Our second article, “The Simultaneity of Feeling German and Being American: Analyzing 150 Years of Private Migrant Correspondence,” was published in Migration Studies (2018). We engaged with another central theme in migration research, integration into the host country, through an analysis of migrant perceptions of social and cultural integration and the remaking of migrant identities. We applied a fine-grained computerized text analysis commonly used in corpus linguistics that concentrates on collocations, the statistically relevant correlations between specific key words derived from our coding process and their neighbouring terms. The second terms from the collocation pairs were, in turn, used as search tools applied the corpus, which allowed for a better understanding of the contexts of the keywords. Our analysis, which once again benefitted from the extended time-period captured by the collection of letters, highlighted the intrinsic, strong incentives for social and cultural integration in the absence of pressure exerted through restrictive host-state policies. We further identified how political events and crises affecting both the country of origin and the destination country act as a catalyst in mobilizing and redefining migrant identities in relation to both sending states and host states.

Our CSSH article (2018), “Integration and Identities: The Effects of Time, Migrant Networks, and Political Crises on Germans in the United States,” further develops the themes of integration and transnationalism by combining structural quantitative insights into the corpus patterns with a deep qualitative understanding of individual letters and by embedding the findings into the historical scholarship on German immigration in the United States and comparative cases. We show that international crises affecting both the origin and destination countries are a key cross-temporal factor that can influence migrant perceptions of integration. Such moments of crisis can both renew migrants’ identification with their old homeland and lead them to reassess their attachment to their new homeland. This dynamic calls into question the usefulness of strict empirical or conceptual distinctions made on the basis of migrant generation.

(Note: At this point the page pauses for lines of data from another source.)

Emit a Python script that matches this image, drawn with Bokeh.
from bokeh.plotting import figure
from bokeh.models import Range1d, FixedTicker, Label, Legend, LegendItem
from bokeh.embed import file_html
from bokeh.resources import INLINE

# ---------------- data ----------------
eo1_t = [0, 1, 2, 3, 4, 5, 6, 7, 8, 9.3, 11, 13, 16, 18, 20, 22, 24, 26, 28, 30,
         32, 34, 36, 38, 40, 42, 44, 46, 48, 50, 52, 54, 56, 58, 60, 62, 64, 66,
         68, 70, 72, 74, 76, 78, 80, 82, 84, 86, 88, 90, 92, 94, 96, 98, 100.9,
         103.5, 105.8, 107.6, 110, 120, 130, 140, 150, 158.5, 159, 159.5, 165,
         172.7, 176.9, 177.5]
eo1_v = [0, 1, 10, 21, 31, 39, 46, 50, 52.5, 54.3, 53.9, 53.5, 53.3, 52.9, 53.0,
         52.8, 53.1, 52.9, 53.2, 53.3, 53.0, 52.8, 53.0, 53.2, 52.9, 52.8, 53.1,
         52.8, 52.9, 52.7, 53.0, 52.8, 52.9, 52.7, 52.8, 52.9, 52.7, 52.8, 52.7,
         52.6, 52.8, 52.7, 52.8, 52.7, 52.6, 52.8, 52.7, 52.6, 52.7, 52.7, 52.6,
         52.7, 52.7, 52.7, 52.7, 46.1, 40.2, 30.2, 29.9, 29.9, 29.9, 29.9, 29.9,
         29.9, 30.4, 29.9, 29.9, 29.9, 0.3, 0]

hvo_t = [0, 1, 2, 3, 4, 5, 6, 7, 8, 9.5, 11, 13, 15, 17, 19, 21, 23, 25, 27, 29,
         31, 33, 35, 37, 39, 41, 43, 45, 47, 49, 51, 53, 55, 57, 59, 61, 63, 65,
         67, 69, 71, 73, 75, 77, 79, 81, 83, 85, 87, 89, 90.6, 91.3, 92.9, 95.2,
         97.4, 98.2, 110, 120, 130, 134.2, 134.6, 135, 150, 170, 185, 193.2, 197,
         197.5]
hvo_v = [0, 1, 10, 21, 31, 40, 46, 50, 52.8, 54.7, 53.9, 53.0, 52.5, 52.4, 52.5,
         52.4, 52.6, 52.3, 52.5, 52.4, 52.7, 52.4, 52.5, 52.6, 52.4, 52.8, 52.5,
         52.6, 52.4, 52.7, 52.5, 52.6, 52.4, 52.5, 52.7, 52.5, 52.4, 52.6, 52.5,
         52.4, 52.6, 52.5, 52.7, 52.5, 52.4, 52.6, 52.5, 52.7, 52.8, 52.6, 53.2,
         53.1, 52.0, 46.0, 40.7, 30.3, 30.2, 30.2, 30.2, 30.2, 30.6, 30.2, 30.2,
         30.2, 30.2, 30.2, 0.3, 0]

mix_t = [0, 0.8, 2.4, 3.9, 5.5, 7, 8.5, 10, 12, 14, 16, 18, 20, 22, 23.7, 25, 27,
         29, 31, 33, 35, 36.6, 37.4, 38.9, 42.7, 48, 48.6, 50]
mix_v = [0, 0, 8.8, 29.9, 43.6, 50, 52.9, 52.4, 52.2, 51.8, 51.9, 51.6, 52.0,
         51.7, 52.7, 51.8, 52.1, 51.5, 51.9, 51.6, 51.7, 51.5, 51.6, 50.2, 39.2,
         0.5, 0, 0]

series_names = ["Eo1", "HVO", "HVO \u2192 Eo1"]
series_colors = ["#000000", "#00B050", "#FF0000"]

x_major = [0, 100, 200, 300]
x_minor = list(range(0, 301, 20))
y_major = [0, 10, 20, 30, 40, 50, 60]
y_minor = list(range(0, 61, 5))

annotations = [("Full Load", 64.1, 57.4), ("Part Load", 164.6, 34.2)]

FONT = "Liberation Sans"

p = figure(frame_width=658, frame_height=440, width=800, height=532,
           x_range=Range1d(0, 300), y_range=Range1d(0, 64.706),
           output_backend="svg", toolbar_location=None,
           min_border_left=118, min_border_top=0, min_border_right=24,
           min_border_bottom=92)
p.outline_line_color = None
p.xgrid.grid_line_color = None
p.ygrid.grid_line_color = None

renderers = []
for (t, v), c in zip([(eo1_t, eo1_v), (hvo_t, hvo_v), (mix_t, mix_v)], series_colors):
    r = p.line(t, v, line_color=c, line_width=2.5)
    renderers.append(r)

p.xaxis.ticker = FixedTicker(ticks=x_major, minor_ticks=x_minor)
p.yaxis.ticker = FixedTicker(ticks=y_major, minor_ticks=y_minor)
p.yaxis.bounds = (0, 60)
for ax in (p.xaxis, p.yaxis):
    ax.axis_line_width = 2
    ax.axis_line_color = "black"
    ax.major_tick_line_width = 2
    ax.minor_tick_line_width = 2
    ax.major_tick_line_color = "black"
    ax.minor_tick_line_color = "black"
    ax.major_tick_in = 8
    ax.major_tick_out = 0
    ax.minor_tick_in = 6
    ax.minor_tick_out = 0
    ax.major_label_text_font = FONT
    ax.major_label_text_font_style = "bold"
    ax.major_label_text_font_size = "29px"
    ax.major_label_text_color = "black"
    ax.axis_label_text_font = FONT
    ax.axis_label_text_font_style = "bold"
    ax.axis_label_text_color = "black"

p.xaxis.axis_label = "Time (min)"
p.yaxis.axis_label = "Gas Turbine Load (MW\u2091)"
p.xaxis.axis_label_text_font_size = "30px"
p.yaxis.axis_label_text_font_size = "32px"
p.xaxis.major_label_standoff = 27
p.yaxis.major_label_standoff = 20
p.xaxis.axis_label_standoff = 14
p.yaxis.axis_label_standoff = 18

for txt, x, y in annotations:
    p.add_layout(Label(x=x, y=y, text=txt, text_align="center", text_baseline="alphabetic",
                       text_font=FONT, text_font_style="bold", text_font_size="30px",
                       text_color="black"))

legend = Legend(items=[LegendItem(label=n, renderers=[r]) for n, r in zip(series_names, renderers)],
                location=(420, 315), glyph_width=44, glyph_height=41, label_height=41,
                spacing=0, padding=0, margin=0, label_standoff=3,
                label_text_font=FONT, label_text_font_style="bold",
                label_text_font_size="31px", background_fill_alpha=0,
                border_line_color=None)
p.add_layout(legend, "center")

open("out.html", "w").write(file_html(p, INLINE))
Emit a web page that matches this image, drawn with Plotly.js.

We are completing a fourth article that analyzes the variation in destination characteristics, the importance of which has been highlighted in recent social science research on migrant transnational behavior, across four U.S. states (Illinois, Wisconsin, Ohio and Missouri) and the corresponding integration narratives in those states expressed in the migrant letters. We focus on a concrete policy difference across the four states, namely, legislation on language instruction in schools. We collected data about schooling policies across the United States between the 1830s and the 1920s. We coded the types of schools affected (public and/or private), the target language of the policy, the type of provision, and the target groups. The corpus linguistic perspective on the use of terms relating to schooling as well as the sense of belonging does not allow us to identify clear patterns by state or policy regime. We followed up by identifying two different integration trajectories derived from an in-depth qualitative analysis of two letter series, one from Missouri, one from Illinois. These series illuminated ways in which migrant families dealt with the availability of German-language instruction in schools (or lack thereof) and the coping strategies they developed in response. With or without an explicit state policy on language, the migrants recognized the advantages of learning the language of the host country while they also valued bilingualism and maintained German customs and social networks.

One thing is certain: our continuing exploration of the corpus will keep us interested and busy for several years. Thus far, each step has generated new directions of study and combinations of methodological approaches. The corpus has enabled us to converse with a wider literature and range of scholars than either of us had previously experienced, making the project much bigger and more rewarding than we could have anticipated at the outset.